Atharva goes to the school where Rajnath has kept the girls under his control. He promises Rajnath that he will take him to his brother if he frees Aarya from the enchantment. Atharva, who has nothing to lose, is not scared of Rajnath's powers. Rajnath has to agree to Atharva's condition. Rajnath, Atharva and all the girls go to Atharva's farmhouse in 2 school buses.

In the climax, Rajnath understands that Aarya is still in enchantment due to a Rs.10 debt that Atharva has on Pratap. Atharva repays the money and Aarya gets freed from the enchantment. Rajnath finds out that Pratap's tongue is severed. Rajnath threatens to take Aarya with him and torture her. Atharva plays loud speakers so that no girl can hear Rajnath. Atharva incapacitates Rajnath and then tears off his tongue with a pair of pliers (as he did with Pratap), stripping him of the very power that enabled his hypnotic control.

The film closes on a somber note, with Atharva victorious and keeping Pratap and Rajnath both in his captivity to make them suffer without the mercy of death as long as he lives but deeply scarred by years of torment.

== Cast ==
- Janki Bodiwala as Aarya
- Hitu Kanodia as Atharva
- Hiten Kumar in a dual role:
  - as Pratap
  - Rajnath, brother of Pratap
- Monal Gajjar as Rashmika, girl school school principal
- Vishwa Rawal as Vidya
- Hency Bapat
- Chetan Daiya
- Prem Gadhavi

== Production ==
The film was shot at various locations in Ahmedabad, Gujarat.

==Release ==
=== Theatrical ===
The release date of the film was announced on 4 June 2025. It was theatrically released on 27 August 2025, including a Hindi-dubbed version.

=== Home media ===
The film began streaming on Netflix from 22 October 2025 in Gujarati and Hindi languages.

== Reception ==

=== Critical response ===
Vash Level 2 received mixed-to-positive reviews from critics.

India Today gave the film 3 out of 5 stars, describing it as "raw, chaotic and unsettling." The review highlighted the film's ambition in scale and bold visual horror, while noting that the second half falters with pacing issues and a rushed climax. Rahul Desai of The Hollywood Reporter wrote "The film-making in Vash Level 2 is slick without being distracting. It’s not the Bollywood genre slickness that tends to overproduce every scene."

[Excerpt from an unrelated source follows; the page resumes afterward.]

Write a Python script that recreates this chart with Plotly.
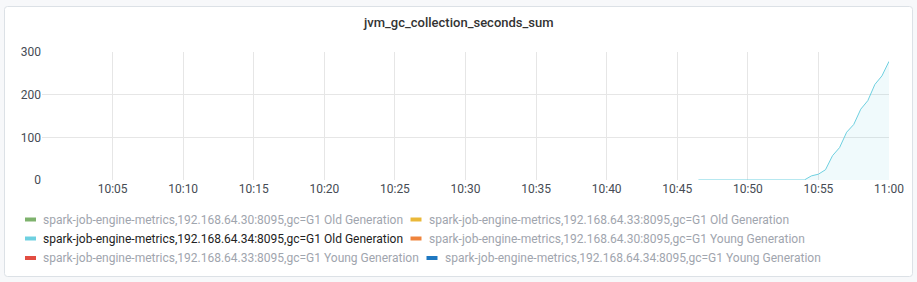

Mayur Sanap of Rediff rated the film 2.5 stars out of 5 and wrote "Amidst the films that mistake great length for epic stature, Vash Level 2 keeps the pace well under two hours. And even though it doesn't deliver an absolute knock-out experience we would expect from a horror sequel, it has got enough zing to keep the franchise hurtling forward." Scroll.in described the film as "effective" for its shocks and nightmarish visuals, particularly in the first hour. However, the review also stated that the film delivered "diminishing returns," pointing out issues with the screenplay and narrative depth.